Peggy Shippen, b-1760, was the daughter of Judge Edward Shippen, a wealthy Quaker merchant of Philadelphia, strongly pro-British and a power to be reckoned with. “From childhood,” Mr. Haines writes, “she had been reared in an atmosphere of luxury and taught to adore British uniforms and manners.”
In May, 1777, when a mere child of seventeen years, she met Major John Andre. She perhaps flirted with Andre. They were still exchanging letters when, in June, 1778, the Continentals took possession of her home city, Philadelphia, and there came along its Military Governor, Gen. Arnold. She made a friend of the susceptible and jealous Arnold, now a widower of three years. In April, 1779, they were married “to the amazement of all Philadelphia, and that same month Clinton learned that Arnold was for sale.” The remainder of the tragedy is history.

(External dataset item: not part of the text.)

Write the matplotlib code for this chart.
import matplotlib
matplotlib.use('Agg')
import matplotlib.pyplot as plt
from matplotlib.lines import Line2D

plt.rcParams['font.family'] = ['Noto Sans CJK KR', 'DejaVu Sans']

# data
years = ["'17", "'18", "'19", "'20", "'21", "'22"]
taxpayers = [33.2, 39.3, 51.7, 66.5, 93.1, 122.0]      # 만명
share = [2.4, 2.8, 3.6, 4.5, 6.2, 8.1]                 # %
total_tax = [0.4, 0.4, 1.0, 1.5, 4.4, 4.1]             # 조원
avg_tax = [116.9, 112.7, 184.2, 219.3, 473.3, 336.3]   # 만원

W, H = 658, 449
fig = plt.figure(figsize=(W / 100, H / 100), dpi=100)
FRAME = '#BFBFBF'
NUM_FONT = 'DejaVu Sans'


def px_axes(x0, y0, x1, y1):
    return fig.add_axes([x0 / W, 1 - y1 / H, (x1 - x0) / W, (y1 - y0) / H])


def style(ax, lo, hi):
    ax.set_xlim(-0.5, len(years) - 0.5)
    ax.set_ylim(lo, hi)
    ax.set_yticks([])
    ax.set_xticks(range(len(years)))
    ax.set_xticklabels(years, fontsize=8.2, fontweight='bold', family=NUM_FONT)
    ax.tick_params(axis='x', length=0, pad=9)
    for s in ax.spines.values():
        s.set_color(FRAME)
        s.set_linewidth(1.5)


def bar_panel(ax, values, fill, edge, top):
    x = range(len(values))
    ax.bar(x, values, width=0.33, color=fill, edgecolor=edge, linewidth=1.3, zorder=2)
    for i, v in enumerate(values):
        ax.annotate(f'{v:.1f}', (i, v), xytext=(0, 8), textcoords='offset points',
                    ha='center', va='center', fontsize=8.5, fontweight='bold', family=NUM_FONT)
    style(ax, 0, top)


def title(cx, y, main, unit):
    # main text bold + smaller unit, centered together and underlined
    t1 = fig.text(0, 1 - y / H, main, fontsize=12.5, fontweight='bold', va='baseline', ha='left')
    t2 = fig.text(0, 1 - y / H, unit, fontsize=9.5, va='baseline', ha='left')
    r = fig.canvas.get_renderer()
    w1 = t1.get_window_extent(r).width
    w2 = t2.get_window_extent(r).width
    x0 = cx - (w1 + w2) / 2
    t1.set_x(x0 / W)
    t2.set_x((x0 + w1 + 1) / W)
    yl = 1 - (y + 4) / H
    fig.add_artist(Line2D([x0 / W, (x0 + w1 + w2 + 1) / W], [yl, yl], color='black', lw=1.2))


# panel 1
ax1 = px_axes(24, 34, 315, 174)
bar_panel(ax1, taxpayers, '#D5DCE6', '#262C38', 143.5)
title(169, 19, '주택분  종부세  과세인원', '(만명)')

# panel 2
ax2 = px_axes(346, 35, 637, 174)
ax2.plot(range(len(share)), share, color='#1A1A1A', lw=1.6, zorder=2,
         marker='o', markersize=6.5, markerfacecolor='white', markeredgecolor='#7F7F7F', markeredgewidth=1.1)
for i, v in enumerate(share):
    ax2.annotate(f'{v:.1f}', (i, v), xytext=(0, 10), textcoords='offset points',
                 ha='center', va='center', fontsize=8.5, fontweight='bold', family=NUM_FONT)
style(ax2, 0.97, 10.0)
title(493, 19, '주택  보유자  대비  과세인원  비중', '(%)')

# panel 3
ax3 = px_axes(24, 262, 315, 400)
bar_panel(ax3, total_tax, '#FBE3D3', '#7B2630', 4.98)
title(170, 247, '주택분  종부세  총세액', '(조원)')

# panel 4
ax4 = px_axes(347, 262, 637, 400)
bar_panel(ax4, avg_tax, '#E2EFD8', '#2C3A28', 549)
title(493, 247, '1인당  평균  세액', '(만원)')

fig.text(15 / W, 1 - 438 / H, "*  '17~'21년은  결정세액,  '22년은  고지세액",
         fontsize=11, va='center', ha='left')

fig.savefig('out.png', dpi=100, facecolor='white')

In “Vermont, Once No Man’s Land,” by the late Merritt C. Barden of West Pawlet, Vt., the author shows a picture of the only marker to Gen. Arnold — and his name does not appear upon it. This monument stands on the old Freeman farm, Saratoga battlefield at Bemis Heights, and shows an empty boot. (Some vandal has broken off the toe of the boot.) Mr. Barden writes:
“With wounded leg and horse killed, he (Arnold) led his men bravely into the thickest of the fight and won the battle that decided the destiny of the U.S.A., while General Gates lay behind a wooded hill, out of danger.”
“Washington knew that if any man could win the battle, it was Arnold, and said so. Washington sent Arnold and he won – one of the bravest men of the Revolutionary War. But through the jealousy of Gen. Gates, who got all the honor, and the Tory wife of Arnold, he became a disheartened traitor. Can we blame him? But we can forgive him who was officially abused from first to last, and his statue should stand in the vacant alcove in the monument facing the South and the battlegrounds of Bemis Heights. For it was Benedict Arnold who won that battle and decided our fate.”

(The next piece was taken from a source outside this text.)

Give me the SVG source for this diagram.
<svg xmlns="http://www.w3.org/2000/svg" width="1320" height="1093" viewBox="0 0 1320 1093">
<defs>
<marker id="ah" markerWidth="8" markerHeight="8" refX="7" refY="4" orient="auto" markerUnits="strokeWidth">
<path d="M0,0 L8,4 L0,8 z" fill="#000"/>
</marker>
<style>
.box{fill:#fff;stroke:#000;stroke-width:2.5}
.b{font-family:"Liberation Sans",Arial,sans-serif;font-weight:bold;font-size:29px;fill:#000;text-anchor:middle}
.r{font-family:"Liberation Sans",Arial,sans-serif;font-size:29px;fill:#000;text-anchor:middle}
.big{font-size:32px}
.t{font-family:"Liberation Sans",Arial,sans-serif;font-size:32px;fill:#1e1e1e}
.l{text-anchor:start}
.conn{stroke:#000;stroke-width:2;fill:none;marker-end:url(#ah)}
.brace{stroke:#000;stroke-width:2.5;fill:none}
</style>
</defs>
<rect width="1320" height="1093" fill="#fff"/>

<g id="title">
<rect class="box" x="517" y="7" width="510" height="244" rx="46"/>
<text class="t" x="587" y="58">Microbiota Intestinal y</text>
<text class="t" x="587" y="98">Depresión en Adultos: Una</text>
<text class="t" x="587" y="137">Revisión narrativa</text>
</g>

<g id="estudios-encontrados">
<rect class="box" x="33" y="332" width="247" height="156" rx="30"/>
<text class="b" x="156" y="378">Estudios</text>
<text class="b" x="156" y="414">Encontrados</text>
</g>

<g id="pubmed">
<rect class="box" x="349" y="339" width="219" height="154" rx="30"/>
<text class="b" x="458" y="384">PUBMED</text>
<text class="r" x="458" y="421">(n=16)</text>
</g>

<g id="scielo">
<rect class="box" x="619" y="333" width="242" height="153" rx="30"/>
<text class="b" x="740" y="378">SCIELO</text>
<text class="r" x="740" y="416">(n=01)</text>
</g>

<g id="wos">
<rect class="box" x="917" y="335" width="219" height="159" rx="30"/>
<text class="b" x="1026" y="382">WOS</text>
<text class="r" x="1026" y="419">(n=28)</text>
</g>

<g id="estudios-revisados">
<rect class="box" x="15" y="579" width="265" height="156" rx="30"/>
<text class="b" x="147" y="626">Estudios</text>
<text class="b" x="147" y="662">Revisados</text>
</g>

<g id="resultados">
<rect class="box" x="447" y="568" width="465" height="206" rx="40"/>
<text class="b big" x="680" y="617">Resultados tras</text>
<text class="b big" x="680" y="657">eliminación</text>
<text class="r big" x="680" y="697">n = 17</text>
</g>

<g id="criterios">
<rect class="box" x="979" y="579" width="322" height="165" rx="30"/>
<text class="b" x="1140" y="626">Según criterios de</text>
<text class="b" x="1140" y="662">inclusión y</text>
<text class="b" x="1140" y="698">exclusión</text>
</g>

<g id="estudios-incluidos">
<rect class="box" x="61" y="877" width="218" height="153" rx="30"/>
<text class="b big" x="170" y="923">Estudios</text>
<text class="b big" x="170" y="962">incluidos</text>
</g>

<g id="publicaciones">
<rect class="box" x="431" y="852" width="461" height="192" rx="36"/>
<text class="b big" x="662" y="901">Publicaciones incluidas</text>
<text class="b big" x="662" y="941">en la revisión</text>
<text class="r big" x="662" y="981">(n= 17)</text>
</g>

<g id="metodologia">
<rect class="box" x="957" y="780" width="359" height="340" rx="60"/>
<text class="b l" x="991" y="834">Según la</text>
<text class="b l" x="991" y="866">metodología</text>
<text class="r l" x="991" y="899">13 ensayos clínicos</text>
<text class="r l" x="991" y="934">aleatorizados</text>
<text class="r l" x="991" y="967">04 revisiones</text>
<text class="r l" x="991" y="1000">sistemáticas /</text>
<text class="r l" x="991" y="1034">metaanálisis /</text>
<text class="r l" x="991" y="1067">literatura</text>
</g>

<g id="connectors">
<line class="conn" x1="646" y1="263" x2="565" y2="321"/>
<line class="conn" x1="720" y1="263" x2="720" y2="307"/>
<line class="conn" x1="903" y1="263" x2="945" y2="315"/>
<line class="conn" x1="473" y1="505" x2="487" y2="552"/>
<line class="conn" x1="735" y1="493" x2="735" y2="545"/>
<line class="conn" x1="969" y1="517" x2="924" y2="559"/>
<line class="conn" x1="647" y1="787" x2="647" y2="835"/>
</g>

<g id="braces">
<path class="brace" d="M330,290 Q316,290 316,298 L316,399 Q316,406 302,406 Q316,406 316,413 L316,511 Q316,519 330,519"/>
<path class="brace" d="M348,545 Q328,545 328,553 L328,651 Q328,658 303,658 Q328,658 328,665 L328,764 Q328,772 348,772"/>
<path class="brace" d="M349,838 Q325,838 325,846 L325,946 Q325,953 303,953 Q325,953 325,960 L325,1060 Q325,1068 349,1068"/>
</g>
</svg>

When Arnold died in London twenty odd years later, it is said that his last request was that the epaulettes and sword-knot which Washington had given him, might be brought. “Let me die,” he asked, “in my old American uniform, in which I fought my battles. God forgive me for ever having put on any other.”
(Those who are interested in further studying the tragedy in the life of Gen. Arnold, should read the article “The Fatal Web Spun by Peggy Shippen,” by E. Irvine Haines, which appeared in the New York Times Magazine, Dec. 4, 1932.)
— Roscoe Whitman, History and Genealogy of the Ancestors and Some Descendants of Stukely Westcott, Volume I (1932)
Visiting Arnold’s Tomb in London
At the start of the 2019 Stukely Westcott Tour of England, a contingent of Westcott cousins visited St. Mary’s Church, Battersea along the banks of the Thames to see the tomb of General Benedict Arnold.